I single hand most of the time. Anchoring is nearly always one person, and I am never in a rush. It's about planning.

Plan out your sailing strategy. You will be using one sail, perhaps reefed, and should be able to drop it fast. Remember, it does not need to be down, only depowered. Ropes should be neatened up, sheets out of selftailers and the like.

The anchor should be ready to run. You released all of the lashings etc. 10 minutes before, while on aproach right? Thus, you only need the time it takes to walk to the bow, which if you know your boat should be 10 seconds or less at a modest pace. Lower the anchor, let the boat drift back, and slowly start snubbing. If you are not comfortable walking to the bow in anchorage conditions, that's a separate problem forth solving. No, the bow of my tri is not very wide.

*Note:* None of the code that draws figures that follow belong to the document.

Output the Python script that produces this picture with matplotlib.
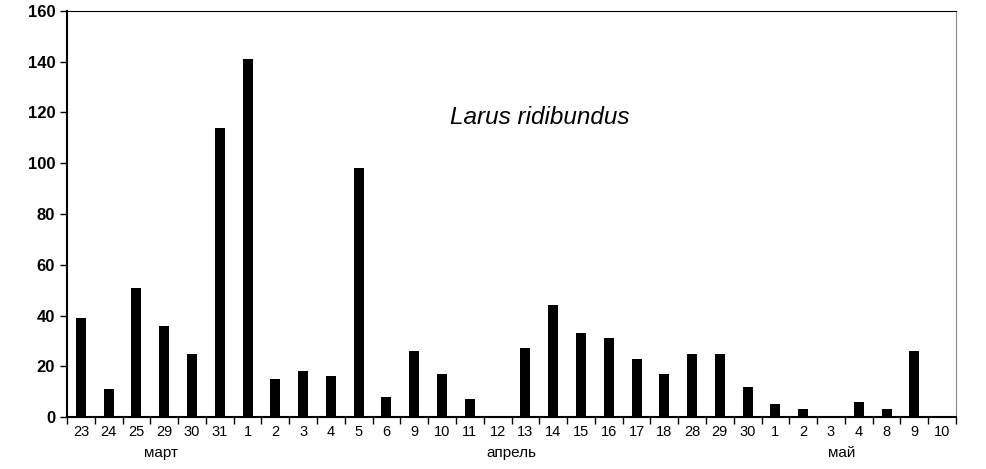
import numpy as np
import matplotlib.pyplot as plt

# данные
days = ['23', '24', '25', '29', '30', '31',
        '1', '2', '3', '4', '5', '6', '9', '10', '11', '12', '13', '14', '15',
        '16', '17', '18', '28', '29', '30',
        '1', '2', '3', '4', '8', '9', '10']
counts = [39, 11, 51, 36, 25, 114,
          141, 15, 18, 16, 98, 8, 26, 17, 7, 0, 27, 44, 33,
          31, 23, 17, 25, 25, 12,
          5, 3, 0, 6, 3, 26, 0]
months = ['март', 'апрель', 'май']
month_pos = [2.9, 15.5, 27.4]

plt.rcParams['font.family'] = ['Liberation Sans', 'DejaVu Sans']

fig = plt.figure(figsize=(9.86, 4.69), dpi=100)
ax = fig.add_axes([67/986, 52/469, 889/986, 406/469])

x = np.arange(len(days))
ax.bar(x, counts, width=0.36, color='black')

ax.set_xlim(-0.5, len(days) - 0.5)
ax.set_ylim(0, 160)
ax.set_yticks(np.arange(0, 161, 20))
ax.tick_params(axis='y', labelsize=12, length=5, width=1, direction='out')
for lab in ax.get_yticklabels():
    lab.set_fontweight('bold')

ax.set_xticks(x)
ax.set_xticklabels(days, fontsize=10.5)
ax.tick_params(axis='x', which='major', length=0, pad=6)
ax.set_xticks(np.arange(-0.5, len(days), 1), minor=True)
ax.tick_params(axis='x', which='minor', length=5, width=1, direction='out')

for m, p in zip(months, month_pos):
    ax.text(p, -14, m, ha='center', va='center', fontsize=11, clip_on=False)

ax.spines['left'].set_linewidth(1.5)
ax.spines['bottom'].set_linewidth(1.5)
ax.spines['top'].set_linewidth(0.8)
ax.spines['right'].set_color('#888888')
ax.spines['right'].set_linewidth(0.8)

ax.text(16.5, 118, 'Larus ridibundus', style='italic', fontsize=17.5, ha='center', va='center')

fig.savefig('out.png', dpi=100)
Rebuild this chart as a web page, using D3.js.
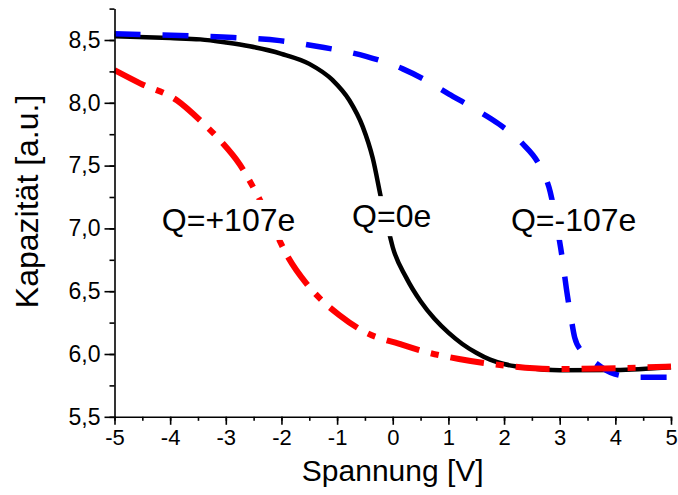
<!DOCTYPE html>
<html>
<head>
<meta charset="utf-8">
<script src="https://cdn.jsdelivr.net/npm/d3@7"></script>
<style>
  html, body { margin: 0; padding: 0; background: #fff; }
  svg { display: block; }
  text { font-family: "Liberation Sans", Arial, Helvetica, sans-serif; fill: #000; }
</style>
</head>
<body>
<svg id="chart" width="678" height="495"></svg>
<script>
// ---- data ----
const xTicks = [-5, -4, -3, -2, -1, 0, 1, 2, 3, 4, 5];
const yTicks = [5.5, 6.0, 6.5, 7.0, 7.5, 8.0, 8.5];

// Q = 0e (black solid)
const q0X = [-5, -4, -3.46, -3, -2.57, -2, -1.5, -1.08, -0.78, -0.54, -0.36, -0.2, -0.1, 0.0, 0.24, 0.5, 0.75, 1.0, 1.25, 1.5, 1.75, 2.0, 2.4, 3.0, 4.0, 5.0];
const q0Y = [8.53, 8.515, 8.505, 8.48, 8.45, 8.39, 8.31, 8.18, 8.02, 7.81, 7.56, 7.22, 7.03, 6.85, 6.61, 6.42, 6.28, 6.17, 6.08, 6.01, 5.955, 5.92, 5.89, 5.87, 5.873, 5.895];

// Q = +107e (red dash-dot)
const qPosX = [-5, -4.54, -3.88, -3.46, -3.1, -2.75, -2.45, -2.15, -1.88, -1.55, -1.28, -0.96, -0.48, 0.12, 0.65, 1.19, 1.96, 2.86, 3.81, 5.0];
const qPosY = [8.26, 8.155, 8.02, 7.86, 7.70, 7.51, 7.28, 7.01, 6.77, 6.56, 6.43, 6.31, 6.17, 6.08, 6.01, 5.96, 5.91, 5.88, 5.885, 5.90];

// Q = -107e (blue dashed)
const qNegX = [-5, -3.82, -2.87, -2.03, -1.37, -0.48, 0.18, 0.59, 1.01, 1.46, 1.91, 2.32, 2.65, 2.83, 2.95, 3.06, 3.12, 3.2, 3.27, 3.4, 3.57, 3.99, 4.41, 4.86, 5.0];
const qNegY = [8.55, 8.535, 8.52, 8.495, 8.45, 8.37, 8.27, 8.18, 8.07, 7.955, 7.83, 7.68, 7.49, 7.29, 7.02, 6.72, 6.52, 6.3, 6.13, 6.02, 5.955, 5.84, 5.815, 5.815, 5.815];

const labels = [
  { text: "Q=+107e", x: -2.95, y: 6.98 },
  { text: "Q=0e",    x: -0.02, y: 7.01 },
  { text: "Q=-107e", x:  3.25, y: 6.98 }
];

// ---- layout ----
const svg = d3.select("#chart");
const x = d3.scaleLinear().domain([-5, 5]).range([114.5, 671]);
const y = d3.scaleLinear().domain([5.5, 8.75]).range([416.8, 8.6]);

const line = d3.line().x(d => x(d[0])).y(d => y(d[1])).curve(d3.curveMonotoneX);
const zip = (a, b) => a.map((v, i) => [v, b[i]]);

const plot = svg.append("g");

plot.append("path").datum(zip(q0X, q0Y))
  .attr("d", line).attr("fill", "none")
  .attr("stroke", "#000").attr("stroke-width", 4.5);

plot.append("path").datum(zip(qNegX, qNegY))
  .attr("d", line).attr("fill", "none")
  .attr("stroke", "#0000ff").attr("stroke-width", 5.5)
  .attr("stroke-dasharray", "26,22");

plot.append("path").datum(zip(qPosX, qPosY))
  .attr("d", line).attr("fill", "none")
  .attr("stroke", "#ff0000").attr("stroke-width", 6)
  .attr("stroke-dasharray", "34,12,8,12");

// annotations with white background
labels.forEach(l => {
  const g = svg.append("g");
  const t = g.append("text")
    .attr("x", x(l.x)).attr("y", y(l.y))
    .attr("text-anchor", "middle")
    .attr("font-size", 32)
    .text(l.text);
  const b = t.node().getBBox();
  g.insert("rect", "text")
    .attr("x", b.x - 2).attr("y", b.y - 2)
    .attr("width", b.width + 4).attr("height", b.height + 4)
    .attr("fill", "#fff");
});

// ---- axes ----
const fmtY = d => d3.format(".1f")(d).replace(".", ",");
const fmtX = d => String(d);

const xMinor = d3.range(-5, 5.01, 0.5);
const yMinor = d3.range(5.5, 8.76, 0.25);

const gx = svg.append("g").attr("transform", `translate(0,${y(5.5)})`);
gx.call(d3.axisBottom(x).tickValues(xMinor).tickSize(4).tickFormat(""));
gx.call(g => g.select(".domain").remove());
const gx2 = svg.append("g").attr("transform", `translate(0,${y(5.5)})`);
gx2.call(d3.axisBottom(x).tickValues(xTicks).tickSize(8).tickPadding(5).tickFormat(fmtX).tickSizeOuter(0));

const gy = svg.append("g").attr("transform", `translate(${x(-5)},0)`);
gy.call(d3.axisLeft(y).tickValues(yMinor).tickSize(5).tickFormat(""));
gy.call(g => g.select(".domain").remove());
const gy2 = svg.append("g").attr("transform", `translate(${x(-5)},0)`);
gy2.call(d3.axisLeft(y).tickValues(yTicks).tickSize(10).tickPadding(4).tickFormat(fmtY).tickSizeOuter(0));

svg.selectAll(".domain").attr("stroke", "#000").attr("stroke-width", 1.6);
svg.selectAll(".tick line").attr("stroke", "#000").attr("stroke-width", 1.6);
gy2.selectAll(".tick text").attr("font-size", 23);
gx2.selectAll(".tick text").attr("font-size", 22);
svg.selectAll(".tick text")
  .attr("font-family", '"Liberation Sans", Arial, sans-serif').attr("fill", "#000");

// axis titles
svg.append("text")
  .attr("x", (x(-5) + x(5)) / 2).attr("y", 481)
  .attr("text-anchor", "middle").attr("font-size", 30)
  .text("Spannung [V]");

svg.append("text")
  .attr("transform", `translate(38,${y(7.0) - 27}) rotate(-90)`)
  .attr("text-anchor", "middle").attr("font-size", 32)
  .text("Kapazität [a.u.]");
</script>
</body>
</html>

Anchor setting procedure may or may not require sail. Separate subject. I generally just pulled up a lot of slack and let her drift back hard (keep it straight for more umph).

(My comments apply to a range of boat sizes, up to perhaps 45 feet, not just he one in my current avitar. It by no means the only boat or the largest boat I have single handed.)

Single handing is less about special procedures and more about breaking tasks down into single step so that you never have to do two things a the same time. Practice each operation in open space until it is reliable and calm.

Heaving to depends on which way the boats drifts. Many make considerable headway, making the method unsuitable. Also heaving to with a genoa up can be really bad for it (stretch over spreaders). But it might work for some.